Mutation planning for next cycle
Design next drill by mutating one factor intentionally:
- failure starts 10 minutes earlier/later
- key dependency fails differently
- comms channel is delayed
- backup owner must lead
Write mutation rationale so score changes are interpretable.
Drill completion gate
A drill cycle is complete only when:
- scorecard + evidence links are archived
- at least one follow-up action is owner-assigned
- next mutation scenario is drafted
- commander signs off on decision quality notes
Without this gate, drills become one-off events.
Drill scoring normalization
To compare drills across weeks, normalize scores:
- weight detection and decision quality higher for SEV-1 style scenarios
- weight comms cadence higher for multi-stakeholder scenarios
- always publish both raw score and weighted score
Example weighting
- detection quality: 30%
- decision quality: 25%
- ownership clarity: 20%
- evidence quality: 15%
- communication cadence: 10%
Adjust weights by scenario class, but document changes.
Commander playbook for stalled drills
If the drill stalls for >5 minutes without decision:
- freeze additional discussion
- force explicit branch selection (continue/rollback/escalate)
- assign execution owner immediately
- schedule next checkpoint in 5 minutes
This prevents analysis paralysis during rehearsal.
Debrief conversion rule
Every debrief output must become one of:
- merged control
- scheduled control with owner/date
- documented rejection with reason
No orphan findings.
Quarterly drill campaign structure
Run a campaign, not isolated events.
- Month 1: response-speed emphasis (detection + decision latency)
- Month 2: coordination emphasis (handoff and communication integrity)
- Month 3: recovery-quality emphasis (verification depth + follow-up closure)
Campaign design makes score trends interpretable.
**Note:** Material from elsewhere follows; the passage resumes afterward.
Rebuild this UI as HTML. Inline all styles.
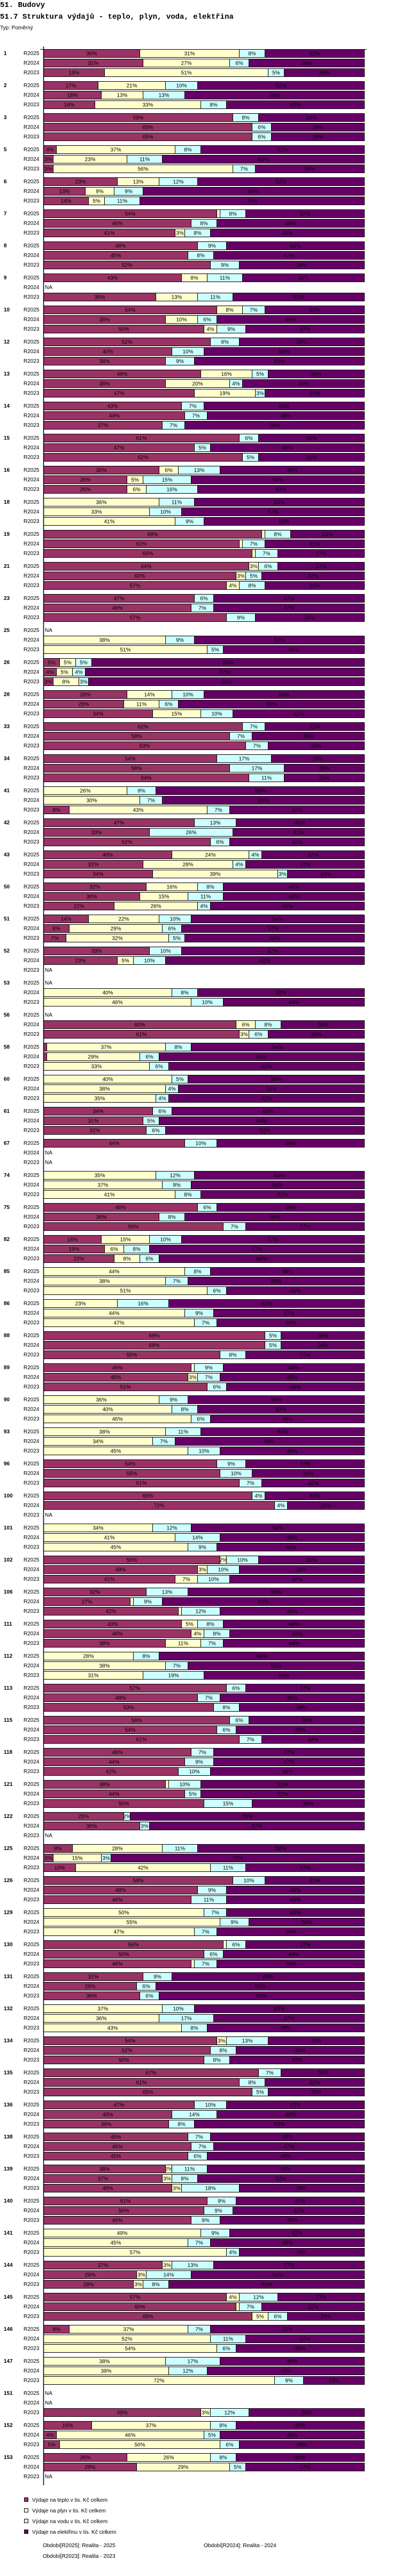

Stress modifiers for realism
Add one stress modifier to each drill:
- delayed signal visibility
- partial owner availability
- conflicting stakeholder requests
- degraded observability channel
Stress modifiers reveal brittle processes hidden by “clean” simulations.
Drill evidence minimum
Each drill output must include:
- timeline with decision timestamps
- command-level verification snippets
- owner handoff chain
- comms updates sent vs promised
- follow-up action mapping
Without this, scorecards are storytelling, not evidence.
Calibration review after every 3 drills
After every third drill, run calibration:
- compare weighted score trends
- identify over-weighted dimensions
- adjust scoring weights with rationale
- publish changed rubric before next cycle
Transparent calibration prevents metric gaming.
Multi-team drill federation model
For larger orgs, run drills with federation:
- platform team owns shared infrastructure scenarios
- product team owns customer-path scenarios
- security team injects trust-boundary failures
Federation exposes cross-team coupling early.
Drill quality KPIs
Measure program quality, not just single drill scores:
- % drills with complete evidence bundle
- % follow-up actions closed by due date
- median time to first explicit checkpoint decision
- recurrence rate of identical failure mode findings
If KPI trend worsens, simplify scenario scope and restore rigor.
Observer bias controls
Reduce scoring bias:
- rotate observers each cycle
- require evidence links for low/high scores
- blind one observer to team names when feasible
Better scoring quality improves downstream hardening decisions.